■ Exercise directions: Leave the pictures out and quote every line from the start of the listing to the line with "bin_ratio = 0.002", inclusive.

<<<<

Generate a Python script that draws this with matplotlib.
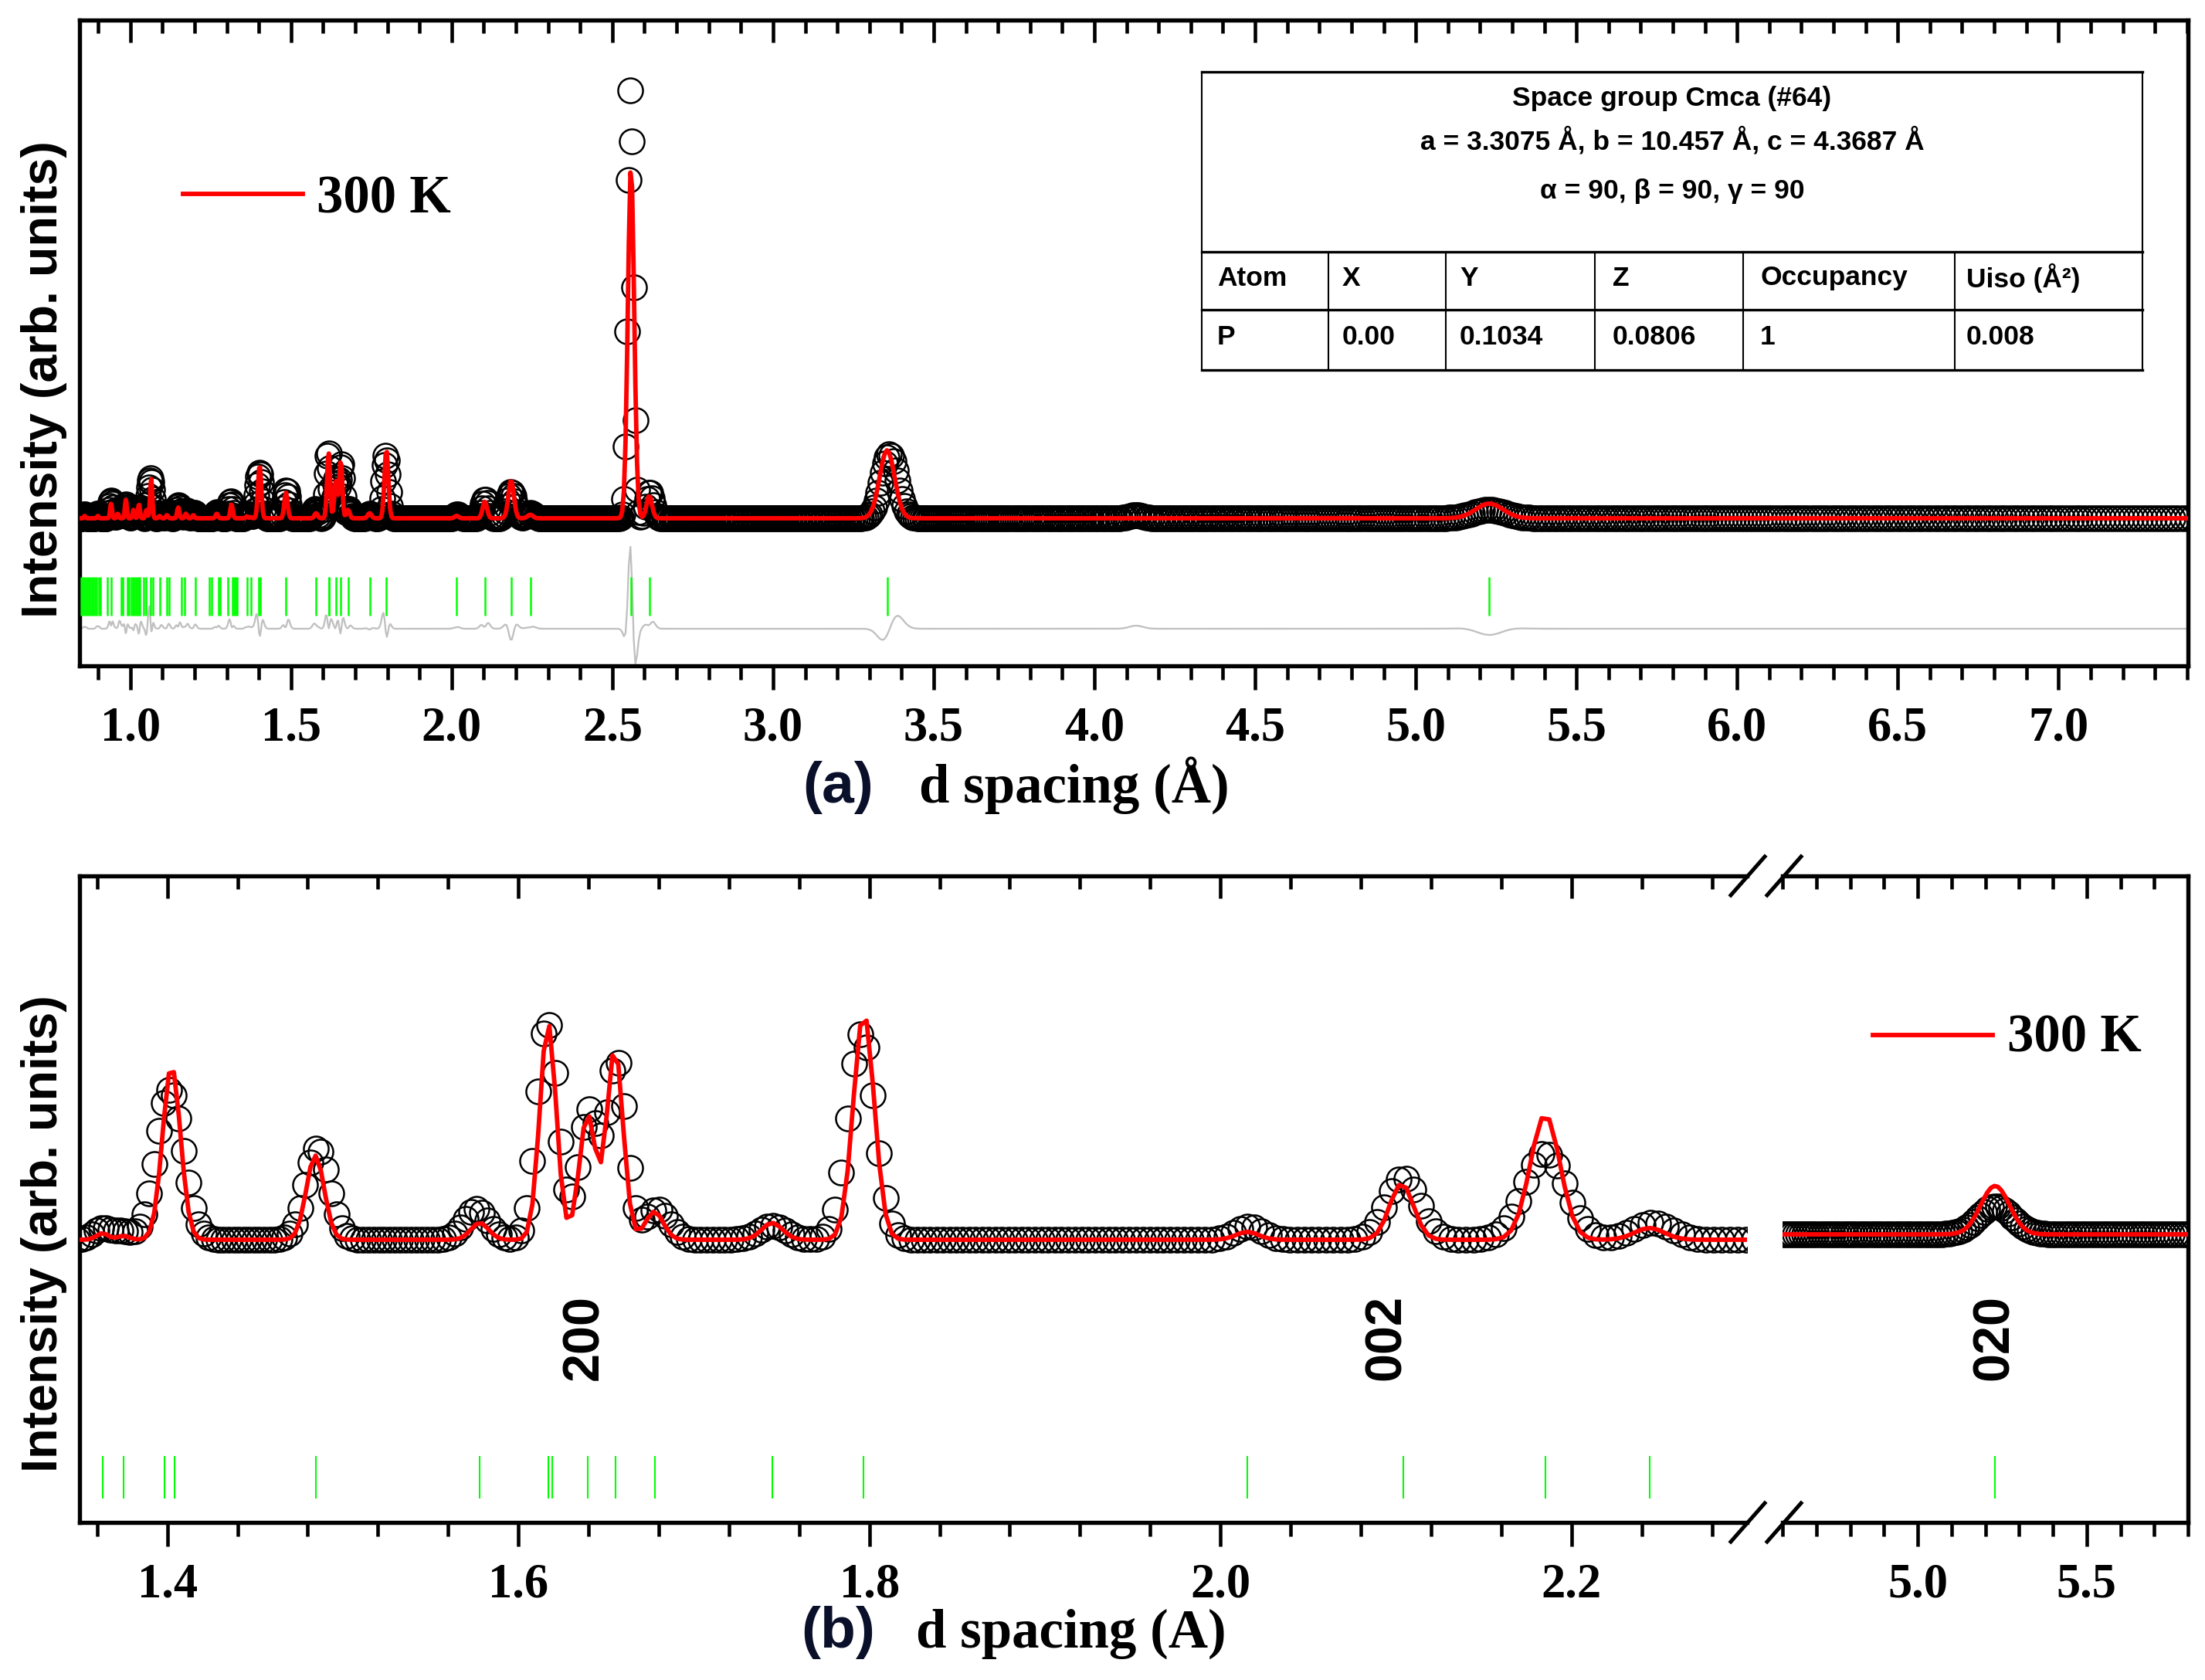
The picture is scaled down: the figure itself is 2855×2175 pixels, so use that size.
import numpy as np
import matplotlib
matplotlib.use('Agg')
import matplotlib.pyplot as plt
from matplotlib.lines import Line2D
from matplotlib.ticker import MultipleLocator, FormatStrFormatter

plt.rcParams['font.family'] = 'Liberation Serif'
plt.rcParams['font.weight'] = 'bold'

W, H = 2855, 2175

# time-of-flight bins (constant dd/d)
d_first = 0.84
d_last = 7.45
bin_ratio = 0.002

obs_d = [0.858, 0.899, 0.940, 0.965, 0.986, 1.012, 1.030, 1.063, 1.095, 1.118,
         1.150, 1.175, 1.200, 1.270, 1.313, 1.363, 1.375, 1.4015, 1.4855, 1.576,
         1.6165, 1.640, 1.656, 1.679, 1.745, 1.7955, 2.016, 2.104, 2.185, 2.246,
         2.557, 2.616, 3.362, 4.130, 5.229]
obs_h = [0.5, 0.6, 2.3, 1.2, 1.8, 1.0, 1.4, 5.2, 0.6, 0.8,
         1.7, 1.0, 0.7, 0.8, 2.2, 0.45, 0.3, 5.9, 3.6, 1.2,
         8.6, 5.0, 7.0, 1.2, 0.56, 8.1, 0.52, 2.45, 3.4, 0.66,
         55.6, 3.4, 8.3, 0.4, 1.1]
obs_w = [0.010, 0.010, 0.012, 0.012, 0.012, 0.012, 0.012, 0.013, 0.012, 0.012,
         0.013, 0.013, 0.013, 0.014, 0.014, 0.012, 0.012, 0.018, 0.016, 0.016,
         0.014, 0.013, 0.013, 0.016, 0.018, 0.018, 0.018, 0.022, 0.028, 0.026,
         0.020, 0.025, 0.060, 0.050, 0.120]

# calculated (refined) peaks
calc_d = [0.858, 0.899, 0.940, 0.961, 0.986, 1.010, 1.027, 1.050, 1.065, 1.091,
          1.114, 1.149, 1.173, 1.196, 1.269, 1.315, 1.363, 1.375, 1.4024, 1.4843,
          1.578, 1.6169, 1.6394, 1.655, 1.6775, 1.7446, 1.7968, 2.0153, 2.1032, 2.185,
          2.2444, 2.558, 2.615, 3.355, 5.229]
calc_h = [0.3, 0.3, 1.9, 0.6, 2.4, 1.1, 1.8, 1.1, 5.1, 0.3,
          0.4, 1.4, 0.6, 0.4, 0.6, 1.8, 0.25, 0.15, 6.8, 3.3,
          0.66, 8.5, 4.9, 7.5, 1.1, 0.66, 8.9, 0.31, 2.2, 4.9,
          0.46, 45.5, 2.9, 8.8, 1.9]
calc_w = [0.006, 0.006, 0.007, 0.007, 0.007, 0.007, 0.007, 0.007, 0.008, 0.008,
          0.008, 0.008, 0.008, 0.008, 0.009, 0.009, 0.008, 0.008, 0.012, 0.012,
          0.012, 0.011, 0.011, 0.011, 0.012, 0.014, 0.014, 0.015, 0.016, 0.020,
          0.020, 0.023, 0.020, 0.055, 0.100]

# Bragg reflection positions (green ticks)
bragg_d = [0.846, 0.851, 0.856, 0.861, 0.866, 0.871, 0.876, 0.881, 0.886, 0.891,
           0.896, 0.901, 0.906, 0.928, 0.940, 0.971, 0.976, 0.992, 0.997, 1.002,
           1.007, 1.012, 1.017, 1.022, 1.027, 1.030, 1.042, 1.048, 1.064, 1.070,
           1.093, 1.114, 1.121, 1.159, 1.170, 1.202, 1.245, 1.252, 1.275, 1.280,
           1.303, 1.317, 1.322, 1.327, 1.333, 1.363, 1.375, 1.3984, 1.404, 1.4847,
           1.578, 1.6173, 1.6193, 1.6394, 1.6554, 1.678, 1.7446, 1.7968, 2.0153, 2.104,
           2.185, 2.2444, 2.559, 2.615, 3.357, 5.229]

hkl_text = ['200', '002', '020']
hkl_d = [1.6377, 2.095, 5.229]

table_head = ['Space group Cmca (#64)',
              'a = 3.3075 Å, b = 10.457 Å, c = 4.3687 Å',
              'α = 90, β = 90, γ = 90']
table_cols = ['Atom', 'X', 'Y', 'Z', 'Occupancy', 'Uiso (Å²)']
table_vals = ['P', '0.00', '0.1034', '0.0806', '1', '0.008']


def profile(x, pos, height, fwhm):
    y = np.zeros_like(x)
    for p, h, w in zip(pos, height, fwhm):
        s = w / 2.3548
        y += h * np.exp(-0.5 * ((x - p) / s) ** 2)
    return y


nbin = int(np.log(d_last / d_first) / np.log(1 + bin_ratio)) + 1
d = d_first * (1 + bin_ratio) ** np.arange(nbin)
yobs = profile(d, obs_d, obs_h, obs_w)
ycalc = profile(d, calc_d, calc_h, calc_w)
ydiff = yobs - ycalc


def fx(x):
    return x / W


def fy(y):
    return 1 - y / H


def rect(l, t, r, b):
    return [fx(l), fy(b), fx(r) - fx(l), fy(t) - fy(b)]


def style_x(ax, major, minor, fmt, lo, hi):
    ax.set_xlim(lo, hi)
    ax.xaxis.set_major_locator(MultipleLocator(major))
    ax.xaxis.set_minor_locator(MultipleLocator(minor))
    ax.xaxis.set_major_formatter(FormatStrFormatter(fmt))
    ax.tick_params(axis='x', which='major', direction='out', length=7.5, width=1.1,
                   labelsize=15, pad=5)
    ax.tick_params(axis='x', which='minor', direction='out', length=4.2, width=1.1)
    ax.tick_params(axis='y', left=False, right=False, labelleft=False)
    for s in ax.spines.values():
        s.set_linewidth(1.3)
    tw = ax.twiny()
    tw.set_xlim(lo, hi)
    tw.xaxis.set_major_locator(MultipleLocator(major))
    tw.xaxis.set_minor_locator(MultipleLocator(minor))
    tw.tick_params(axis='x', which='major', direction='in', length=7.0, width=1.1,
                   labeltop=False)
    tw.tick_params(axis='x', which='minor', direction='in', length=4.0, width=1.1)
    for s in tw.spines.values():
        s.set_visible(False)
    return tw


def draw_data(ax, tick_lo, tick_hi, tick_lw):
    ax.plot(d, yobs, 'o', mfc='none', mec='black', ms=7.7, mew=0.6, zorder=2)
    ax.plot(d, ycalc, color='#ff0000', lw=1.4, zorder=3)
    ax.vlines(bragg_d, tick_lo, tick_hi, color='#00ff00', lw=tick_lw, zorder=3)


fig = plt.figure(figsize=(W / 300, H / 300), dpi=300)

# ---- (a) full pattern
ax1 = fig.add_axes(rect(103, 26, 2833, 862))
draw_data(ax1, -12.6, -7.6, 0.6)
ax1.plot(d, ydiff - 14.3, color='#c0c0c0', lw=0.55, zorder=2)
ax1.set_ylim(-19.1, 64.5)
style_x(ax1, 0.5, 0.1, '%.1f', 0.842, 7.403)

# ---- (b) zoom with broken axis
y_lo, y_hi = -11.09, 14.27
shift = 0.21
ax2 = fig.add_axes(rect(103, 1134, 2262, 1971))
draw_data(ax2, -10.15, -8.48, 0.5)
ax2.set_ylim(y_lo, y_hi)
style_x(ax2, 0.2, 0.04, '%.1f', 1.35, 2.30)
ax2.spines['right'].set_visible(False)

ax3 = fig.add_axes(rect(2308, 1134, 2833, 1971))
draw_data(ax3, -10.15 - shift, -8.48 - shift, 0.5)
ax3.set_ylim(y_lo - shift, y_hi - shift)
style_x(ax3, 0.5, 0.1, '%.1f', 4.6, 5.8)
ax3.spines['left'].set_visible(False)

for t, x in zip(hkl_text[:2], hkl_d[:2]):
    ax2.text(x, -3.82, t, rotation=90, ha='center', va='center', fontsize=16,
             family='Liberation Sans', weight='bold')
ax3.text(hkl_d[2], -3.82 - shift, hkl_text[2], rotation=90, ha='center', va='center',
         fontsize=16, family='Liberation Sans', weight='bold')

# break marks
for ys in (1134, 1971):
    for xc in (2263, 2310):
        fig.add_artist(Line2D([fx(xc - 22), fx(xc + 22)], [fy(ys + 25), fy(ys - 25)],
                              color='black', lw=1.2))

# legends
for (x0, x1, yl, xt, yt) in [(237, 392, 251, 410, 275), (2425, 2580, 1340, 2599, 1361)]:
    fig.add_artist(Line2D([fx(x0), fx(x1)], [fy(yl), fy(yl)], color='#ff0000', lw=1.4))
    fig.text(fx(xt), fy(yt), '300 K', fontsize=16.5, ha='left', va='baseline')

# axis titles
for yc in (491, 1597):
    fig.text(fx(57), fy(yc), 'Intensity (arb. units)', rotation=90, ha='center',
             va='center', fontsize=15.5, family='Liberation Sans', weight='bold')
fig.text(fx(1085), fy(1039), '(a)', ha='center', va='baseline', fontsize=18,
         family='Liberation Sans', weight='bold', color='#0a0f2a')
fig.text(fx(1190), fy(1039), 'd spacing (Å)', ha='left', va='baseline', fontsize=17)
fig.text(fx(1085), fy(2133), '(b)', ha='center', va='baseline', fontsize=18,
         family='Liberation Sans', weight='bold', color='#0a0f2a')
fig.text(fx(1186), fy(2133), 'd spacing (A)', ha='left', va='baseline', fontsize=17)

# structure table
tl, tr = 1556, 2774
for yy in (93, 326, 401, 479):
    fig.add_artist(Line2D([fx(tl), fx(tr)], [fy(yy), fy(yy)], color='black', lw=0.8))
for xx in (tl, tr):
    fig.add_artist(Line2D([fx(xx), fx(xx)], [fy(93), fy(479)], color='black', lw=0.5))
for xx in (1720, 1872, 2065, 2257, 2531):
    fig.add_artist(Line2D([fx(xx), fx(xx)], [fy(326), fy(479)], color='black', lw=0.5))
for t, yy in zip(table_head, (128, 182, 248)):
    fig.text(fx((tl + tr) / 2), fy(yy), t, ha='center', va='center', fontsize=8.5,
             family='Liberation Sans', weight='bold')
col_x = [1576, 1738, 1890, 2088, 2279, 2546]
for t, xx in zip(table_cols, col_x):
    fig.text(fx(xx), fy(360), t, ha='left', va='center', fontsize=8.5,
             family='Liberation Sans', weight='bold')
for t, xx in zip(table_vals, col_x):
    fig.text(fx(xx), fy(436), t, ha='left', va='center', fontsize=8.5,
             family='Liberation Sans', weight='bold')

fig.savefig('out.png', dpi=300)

>>>>

■ Solution to this problem:
Generate a Python script that draws this with matplotlib.
The picture is scaled down: the figure itself is 2855×2175 pixels, so use that size.
import numpy as np
import matplotlib
matplotlib.use('Agg')
import matplotlib.pyplot as plt
from matplotlib.lines import Line2D
from matplotlib.ticker import MultipleLocator, FormatStrFormatter

plt.rcParams['font.family'] = 'Liberation Serif'
plt.rcParams['font.weight'] = 'bold'

W, H = 2855, 2175

# time-of-flight bins (constant dd/d)
d_first = 0.84
d_last = 7.45
bin_ratio = 0.002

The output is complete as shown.